◆ **WHAT YOU SHOULD DO**
Starting at the line with "Recreate this image" and stopping at the line with "from matplotlib.patches import Rectangle", repeat each line exactly. Include both and omit the rest.

◆ **WORKING DATA**
— Begin —
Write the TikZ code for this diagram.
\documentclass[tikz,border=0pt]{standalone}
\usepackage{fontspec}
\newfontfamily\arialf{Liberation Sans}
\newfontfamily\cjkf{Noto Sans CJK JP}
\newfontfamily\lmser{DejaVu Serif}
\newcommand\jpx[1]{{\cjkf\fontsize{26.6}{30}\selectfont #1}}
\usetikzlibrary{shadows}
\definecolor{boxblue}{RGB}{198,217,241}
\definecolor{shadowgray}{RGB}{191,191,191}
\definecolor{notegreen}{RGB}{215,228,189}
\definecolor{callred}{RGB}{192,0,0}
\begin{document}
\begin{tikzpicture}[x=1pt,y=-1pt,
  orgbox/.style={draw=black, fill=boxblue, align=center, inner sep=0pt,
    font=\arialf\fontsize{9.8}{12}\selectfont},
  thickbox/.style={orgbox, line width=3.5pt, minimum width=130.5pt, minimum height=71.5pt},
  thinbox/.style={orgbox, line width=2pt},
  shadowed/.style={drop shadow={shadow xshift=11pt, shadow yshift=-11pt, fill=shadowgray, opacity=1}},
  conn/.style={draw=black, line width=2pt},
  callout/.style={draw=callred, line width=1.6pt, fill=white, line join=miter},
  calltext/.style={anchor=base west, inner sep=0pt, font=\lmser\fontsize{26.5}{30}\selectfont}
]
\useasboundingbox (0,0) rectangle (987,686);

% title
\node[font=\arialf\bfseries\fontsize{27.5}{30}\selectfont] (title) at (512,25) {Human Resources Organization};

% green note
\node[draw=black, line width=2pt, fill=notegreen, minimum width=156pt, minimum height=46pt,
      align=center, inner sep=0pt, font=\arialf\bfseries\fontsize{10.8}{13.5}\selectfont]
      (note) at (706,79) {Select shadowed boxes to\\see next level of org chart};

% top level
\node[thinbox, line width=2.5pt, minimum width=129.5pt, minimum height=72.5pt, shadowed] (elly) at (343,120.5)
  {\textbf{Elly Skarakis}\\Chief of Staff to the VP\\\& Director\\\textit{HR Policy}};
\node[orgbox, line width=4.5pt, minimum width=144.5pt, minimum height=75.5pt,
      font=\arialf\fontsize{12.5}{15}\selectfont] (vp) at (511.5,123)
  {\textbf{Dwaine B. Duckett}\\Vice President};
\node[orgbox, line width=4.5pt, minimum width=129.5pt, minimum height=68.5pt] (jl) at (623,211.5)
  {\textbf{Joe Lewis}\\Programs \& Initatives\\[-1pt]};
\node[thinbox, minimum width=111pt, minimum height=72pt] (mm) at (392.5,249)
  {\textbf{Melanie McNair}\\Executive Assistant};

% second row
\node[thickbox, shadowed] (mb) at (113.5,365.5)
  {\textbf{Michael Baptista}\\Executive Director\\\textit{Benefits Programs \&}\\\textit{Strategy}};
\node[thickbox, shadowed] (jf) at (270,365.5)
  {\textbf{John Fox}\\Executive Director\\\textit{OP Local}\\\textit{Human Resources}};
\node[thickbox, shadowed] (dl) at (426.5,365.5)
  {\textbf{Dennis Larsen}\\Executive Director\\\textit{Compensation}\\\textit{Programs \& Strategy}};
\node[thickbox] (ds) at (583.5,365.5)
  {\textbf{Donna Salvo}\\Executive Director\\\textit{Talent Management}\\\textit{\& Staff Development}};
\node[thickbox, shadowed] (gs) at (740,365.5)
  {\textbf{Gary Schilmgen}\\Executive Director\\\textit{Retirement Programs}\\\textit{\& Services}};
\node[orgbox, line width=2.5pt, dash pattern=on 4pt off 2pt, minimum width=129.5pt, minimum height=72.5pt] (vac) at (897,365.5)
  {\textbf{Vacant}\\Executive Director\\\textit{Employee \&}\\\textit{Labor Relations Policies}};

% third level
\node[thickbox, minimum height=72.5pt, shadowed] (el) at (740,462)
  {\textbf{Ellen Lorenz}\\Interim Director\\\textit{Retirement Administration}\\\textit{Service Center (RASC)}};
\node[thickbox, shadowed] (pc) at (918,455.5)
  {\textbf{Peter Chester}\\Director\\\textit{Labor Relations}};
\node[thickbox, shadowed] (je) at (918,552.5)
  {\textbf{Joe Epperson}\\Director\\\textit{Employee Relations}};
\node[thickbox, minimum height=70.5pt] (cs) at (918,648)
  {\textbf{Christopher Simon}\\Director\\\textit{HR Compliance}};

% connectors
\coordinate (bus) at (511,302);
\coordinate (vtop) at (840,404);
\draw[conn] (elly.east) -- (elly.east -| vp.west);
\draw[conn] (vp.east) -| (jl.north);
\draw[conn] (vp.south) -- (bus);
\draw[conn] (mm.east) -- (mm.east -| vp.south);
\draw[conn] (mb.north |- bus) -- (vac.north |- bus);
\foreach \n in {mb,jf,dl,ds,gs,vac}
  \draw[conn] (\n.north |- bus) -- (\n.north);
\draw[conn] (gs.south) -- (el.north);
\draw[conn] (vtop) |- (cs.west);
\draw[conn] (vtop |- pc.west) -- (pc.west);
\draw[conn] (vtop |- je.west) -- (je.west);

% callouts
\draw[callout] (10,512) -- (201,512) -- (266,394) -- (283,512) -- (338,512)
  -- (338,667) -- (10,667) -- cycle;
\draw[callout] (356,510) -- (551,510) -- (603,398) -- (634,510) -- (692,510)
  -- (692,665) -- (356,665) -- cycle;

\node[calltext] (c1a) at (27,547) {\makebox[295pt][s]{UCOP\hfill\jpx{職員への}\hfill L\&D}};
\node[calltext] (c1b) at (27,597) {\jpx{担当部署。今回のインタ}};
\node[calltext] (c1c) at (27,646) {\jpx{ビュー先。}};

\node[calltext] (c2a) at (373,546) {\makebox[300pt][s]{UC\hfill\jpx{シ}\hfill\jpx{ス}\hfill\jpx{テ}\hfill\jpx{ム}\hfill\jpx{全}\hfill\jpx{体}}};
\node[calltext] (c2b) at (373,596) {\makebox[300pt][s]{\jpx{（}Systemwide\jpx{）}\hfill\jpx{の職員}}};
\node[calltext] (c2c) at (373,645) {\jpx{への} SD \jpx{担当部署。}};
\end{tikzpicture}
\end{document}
— End —
— Begin —
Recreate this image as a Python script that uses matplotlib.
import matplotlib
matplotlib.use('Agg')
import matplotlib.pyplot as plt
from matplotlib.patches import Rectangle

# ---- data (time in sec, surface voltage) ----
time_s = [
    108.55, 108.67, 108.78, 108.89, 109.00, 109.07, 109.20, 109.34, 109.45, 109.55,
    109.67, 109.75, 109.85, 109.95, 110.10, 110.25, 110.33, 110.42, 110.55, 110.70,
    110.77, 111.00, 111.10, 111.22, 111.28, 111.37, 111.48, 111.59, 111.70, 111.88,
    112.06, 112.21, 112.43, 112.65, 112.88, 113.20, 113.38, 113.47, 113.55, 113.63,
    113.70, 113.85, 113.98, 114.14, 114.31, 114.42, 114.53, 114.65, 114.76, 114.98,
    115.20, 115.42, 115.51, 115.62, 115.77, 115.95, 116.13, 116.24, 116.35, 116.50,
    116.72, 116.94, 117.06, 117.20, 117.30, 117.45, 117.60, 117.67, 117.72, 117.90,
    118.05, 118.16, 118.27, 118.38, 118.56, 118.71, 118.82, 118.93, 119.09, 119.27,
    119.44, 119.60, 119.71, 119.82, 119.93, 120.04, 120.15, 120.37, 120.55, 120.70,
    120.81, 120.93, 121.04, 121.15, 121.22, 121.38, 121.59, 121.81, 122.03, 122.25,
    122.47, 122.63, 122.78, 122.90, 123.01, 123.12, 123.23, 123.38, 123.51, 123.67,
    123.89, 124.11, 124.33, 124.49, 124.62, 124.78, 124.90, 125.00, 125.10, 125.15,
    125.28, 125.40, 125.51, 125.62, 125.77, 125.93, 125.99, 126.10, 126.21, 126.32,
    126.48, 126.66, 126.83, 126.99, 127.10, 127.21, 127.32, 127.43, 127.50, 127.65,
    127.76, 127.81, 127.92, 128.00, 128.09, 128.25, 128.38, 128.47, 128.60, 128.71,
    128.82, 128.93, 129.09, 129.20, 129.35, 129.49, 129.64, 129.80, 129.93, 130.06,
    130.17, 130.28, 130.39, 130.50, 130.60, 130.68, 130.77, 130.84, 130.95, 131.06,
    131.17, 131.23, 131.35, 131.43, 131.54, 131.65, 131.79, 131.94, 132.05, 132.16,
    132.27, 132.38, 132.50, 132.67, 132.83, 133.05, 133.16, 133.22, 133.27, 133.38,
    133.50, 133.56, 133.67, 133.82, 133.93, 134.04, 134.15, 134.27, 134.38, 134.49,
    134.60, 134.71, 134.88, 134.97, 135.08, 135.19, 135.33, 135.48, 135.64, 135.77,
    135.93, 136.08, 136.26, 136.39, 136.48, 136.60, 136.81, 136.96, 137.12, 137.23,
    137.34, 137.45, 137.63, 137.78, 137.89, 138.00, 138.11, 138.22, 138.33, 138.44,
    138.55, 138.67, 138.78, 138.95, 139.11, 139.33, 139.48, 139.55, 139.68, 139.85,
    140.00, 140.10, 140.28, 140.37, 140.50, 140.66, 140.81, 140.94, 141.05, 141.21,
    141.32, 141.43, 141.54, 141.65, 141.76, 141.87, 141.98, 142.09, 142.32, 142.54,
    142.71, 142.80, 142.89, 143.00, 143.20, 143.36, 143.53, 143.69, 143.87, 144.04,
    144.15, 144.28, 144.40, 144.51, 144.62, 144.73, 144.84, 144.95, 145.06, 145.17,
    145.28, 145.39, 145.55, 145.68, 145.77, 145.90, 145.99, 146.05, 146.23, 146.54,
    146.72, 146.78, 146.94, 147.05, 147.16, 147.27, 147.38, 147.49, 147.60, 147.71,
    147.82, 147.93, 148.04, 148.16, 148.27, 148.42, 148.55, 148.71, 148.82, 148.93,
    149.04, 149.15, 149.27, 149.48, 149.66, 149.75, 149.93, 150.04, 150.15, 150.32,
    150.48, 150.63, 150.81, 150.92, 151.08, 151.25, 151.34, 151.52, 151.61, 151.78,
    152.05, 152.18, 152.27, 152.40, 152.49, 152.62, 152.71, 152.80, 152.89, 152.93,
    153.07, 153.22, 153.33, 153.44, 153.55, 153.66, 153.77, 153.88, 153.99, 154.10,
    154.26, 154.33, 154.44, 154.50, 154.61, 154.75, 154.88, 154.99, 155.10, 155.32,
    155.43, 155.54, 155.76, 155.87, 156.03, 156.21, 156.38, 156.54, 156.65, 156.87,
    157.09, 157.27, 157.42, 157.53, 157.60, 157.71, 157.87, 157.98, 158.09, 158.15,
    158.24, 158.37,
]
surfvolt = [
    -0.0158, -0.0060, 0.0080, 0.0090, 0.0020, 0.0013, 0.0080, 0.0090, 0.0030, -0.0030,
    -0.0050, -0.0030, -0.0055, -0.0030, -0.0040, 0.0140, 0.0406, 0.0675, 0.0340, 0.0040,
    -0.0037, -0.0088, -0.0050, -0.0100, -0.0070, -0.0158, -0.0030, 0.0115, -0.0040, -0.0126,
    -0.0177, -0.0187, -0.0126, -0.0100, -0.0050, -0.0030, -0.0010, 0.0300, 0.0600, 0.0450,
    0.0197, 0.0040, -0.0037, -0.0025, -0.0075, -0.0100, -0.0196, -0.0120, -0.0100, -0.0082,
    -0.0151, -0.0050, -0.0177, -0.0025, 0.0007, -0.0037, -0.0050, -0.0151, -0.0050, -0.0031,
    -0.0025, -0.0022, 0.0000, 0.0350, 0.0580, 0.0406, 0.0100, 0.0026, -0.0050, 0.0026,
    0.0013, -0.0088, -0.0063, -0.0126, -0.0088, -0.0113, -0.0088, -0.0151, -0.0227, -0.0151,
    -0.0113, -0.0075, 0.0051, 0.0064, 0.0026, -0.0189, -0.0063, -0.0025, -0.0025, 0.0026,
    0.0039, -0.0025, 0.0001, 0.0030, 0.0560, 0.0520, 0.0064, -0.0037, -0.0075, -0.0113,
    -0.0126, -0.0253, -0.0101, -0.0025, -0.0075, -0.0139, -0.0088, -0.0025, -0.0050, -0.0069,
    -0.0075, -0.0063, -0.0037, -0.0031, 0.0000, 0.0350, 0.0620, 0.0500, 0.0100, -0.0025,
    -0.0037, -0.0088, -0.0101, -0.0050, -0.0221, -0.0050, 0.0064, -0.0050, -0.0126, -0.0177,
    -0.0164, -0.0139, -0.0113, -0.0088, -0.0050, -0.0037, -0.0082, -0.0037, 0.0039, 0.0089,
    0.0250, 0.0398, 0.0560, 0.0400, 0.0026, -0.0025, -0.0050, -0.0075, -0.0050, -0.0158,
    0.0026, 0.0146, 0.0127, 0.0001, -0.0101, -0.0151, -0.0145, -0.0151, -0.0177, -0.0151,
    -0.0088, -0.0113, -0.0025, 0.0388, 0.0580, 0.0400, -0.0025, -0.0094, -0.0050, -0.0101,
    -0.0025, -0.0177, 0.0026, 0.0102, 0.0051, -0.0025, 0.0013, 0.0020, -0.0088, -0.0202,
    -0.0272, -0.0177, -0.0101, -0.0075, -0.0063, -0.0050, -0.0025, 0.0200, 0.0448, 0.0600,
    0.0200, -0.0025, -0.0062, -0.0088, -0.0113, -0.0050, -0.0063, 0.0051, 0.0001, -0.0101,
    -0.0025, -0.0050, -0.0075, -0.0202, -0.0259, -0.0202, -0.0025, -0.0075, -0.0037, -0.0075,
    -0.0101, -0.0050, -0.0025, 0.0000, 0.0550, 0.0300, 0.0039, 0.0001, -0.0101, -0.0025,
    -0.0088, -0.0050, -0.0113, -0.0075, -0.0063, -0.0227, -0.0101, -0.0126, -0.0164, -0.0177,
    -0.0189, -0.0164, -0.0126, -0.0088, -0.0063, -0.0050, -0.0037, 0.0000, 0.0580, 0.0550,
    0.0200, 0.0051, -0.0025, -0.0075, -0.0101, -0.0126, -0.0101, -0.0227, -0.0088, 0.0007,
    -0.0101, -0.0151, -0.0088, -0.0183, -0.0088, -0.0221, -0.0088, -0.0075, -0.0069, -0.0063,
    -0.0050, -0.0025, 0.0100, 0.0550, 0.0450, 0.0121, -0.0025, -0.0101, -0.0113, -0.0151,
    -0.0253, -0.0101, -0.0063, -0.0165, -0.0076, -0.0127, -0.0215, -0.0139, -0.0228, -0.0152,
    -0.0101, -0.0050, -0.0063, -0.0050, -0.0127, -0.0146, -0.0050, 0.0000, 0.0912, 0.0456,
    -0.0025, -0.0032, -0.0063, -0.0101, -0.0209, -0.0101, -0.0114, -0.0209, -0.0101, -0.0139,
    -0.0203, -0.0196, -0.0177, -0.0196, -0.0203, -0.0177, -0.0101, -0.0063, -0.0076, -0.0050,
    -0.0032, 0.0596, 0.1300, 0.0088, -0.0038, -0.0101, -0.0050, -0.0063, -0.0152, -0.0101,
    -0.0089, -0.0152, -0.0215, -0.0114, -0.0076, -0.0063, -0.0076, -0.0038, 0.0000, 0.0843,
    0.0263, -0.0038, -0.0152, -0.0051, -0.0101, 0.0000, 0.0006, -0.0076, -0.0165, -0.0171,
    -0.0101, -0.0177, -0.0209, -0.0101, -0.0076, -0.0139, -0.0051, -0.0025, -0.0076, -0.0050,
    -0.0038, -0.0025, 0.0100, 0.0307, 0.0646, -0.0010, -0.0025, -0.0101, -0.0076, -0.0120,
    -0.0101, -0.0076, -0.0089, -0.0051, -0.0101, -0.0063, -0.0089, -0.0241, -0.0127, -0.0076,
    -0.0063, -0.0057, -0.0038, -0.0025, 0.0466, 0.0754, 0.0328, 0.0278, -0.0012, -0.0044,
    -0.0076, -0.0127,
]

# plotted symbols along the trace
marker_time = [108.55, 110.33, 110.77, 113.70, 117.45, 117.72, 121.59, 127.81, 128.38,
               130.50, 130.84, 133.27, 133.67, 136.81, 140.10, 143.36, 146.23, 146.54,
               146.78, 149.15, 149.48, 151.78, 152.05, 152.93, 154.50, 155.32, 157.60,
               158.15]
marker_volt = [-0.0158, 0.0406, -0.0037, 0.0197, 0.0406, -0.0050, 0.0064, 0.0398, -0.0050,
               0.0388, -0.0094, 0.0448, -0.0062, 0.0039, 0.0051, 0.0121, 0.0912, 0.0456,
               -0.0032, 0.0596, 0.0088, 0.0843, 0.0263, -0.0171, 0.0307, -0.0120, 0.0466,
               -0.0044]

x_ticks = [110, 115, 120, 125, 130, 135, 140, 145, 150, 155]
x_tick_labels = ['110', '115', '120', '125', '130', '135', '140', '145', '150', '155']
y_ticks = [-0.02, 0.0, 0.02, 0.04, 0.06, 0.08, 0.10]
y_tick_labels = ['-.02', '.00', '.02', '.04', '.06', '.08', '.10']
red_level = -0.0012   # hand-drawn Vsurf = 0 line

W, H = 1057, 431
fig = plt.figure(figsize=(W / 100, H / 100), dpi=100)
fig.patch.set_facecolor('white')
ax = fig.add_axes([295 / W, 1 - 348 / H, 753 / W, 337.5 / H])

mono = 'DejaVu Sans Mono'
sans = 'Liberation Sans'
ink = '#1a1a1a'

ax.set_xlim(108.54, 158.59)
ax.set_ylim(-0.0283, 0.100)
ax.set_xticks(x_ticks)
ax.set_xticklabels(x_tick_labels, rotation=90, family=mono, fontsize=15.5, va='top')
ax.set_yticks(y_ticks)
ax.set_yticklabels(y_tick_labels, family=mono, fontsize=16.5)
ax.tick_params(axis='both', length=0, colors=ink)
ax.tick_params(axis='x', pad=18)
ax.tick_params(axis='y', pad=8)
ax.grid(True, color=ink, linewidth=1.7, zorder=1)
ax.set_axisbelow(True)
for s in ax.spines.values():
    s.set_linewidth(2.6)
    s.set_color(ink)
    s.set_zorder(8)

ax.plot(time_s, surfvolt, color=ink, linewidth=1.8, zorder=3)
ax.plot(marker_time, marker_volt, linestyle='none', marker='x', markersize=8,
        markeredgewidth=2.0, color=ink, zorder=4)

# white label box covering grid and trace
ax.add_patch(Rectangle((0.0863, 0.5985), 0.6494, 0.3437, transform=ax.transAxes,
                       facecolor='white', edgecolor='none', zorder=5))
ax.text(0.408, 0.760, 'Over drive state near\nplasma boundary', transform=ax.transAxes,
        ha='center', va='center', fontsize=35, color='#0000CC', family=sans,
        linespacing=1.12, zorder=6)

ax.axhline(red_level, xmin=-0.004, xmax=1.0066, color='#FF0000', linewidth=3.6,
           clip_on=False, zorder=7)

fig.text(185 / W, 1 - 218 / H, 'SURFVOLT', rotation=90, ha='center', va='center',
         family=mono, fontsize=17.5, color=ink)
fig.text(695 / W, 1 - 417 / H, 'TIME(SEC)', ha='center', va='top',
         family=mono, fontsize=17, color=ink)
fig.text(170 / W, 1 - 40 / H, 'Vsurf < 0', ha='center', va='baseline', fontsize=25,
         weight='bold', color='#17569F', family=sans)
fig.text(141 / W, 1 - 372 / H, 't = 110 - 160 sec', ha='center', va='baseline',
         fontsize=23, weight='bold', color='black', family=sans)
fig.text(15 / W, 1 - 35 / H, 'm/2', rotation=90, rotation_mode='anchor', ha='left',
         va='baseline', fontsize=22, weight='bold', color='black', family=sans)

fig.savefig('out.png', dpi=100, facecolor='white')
— End —
— Begin —
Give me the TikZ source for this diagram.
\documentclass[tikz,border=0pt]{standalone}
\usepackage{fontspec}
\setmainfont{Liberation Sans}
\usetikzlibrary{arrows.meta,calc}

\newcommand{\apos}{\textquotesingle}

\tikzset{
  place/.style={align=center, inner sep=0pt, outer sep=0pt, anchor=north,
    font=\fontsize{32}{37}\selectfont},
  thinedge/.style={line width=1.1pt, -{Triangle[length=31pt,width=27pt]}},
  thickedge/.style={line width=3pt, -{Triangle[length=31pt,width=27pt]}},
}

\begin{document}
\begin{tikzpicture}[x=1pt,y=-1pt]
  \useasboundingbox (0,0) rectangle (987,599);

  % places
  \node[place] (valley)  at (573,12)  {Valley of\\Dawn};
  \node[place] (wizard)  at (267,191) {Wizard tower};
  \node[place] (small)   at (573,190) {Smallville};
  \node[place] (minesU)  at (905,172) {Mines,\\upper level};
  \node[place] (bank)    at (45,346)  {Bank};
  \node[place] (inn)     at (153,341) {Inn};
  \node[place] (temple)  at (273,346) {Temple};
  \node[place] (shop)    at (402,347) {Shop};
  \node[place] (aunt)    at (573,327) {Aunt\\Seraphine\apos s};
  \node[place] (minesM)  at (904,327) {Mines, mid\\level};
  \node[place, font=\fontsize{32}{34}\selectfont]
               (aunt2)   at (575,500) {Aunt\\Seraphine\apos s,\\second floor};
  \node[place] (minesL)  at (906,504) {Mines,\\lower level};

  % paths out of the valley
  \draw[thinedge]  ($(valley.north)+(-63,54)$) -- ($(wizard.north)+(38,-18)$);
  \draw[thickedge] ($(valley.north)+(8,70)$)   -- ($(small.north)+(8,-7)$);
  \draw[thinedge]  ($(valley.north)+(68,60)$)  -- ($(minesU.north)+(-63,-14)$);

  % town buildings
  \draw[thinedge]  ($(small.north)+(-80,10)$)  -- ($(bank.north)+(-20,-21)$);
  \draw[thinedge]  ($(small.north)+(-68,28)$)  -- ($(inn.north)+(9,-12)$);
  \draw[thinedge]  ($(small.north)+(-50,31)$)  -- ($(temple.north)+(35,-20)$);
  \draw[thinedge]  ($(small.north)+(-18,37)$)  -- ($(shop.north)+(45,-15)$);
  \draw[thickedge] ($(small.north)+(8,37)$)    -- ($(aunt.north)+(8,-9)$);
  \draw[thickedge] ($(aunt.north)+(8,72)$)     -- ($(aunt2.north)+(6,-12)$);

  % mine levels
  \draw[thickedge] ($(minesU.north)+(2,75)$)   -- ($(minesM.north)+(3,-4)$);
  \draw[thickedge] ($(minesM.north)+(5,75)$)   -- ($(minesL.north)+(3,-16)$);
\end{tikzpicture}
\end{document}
— End —
◆ **WRITTEN SOLUTION**
Recreate this image as a Python script that uses matplotlib.
import matplotlib
matplotlib.use('Agg')
import matplotlib.pyplot as plt
from matplotlib.patches import Rectangle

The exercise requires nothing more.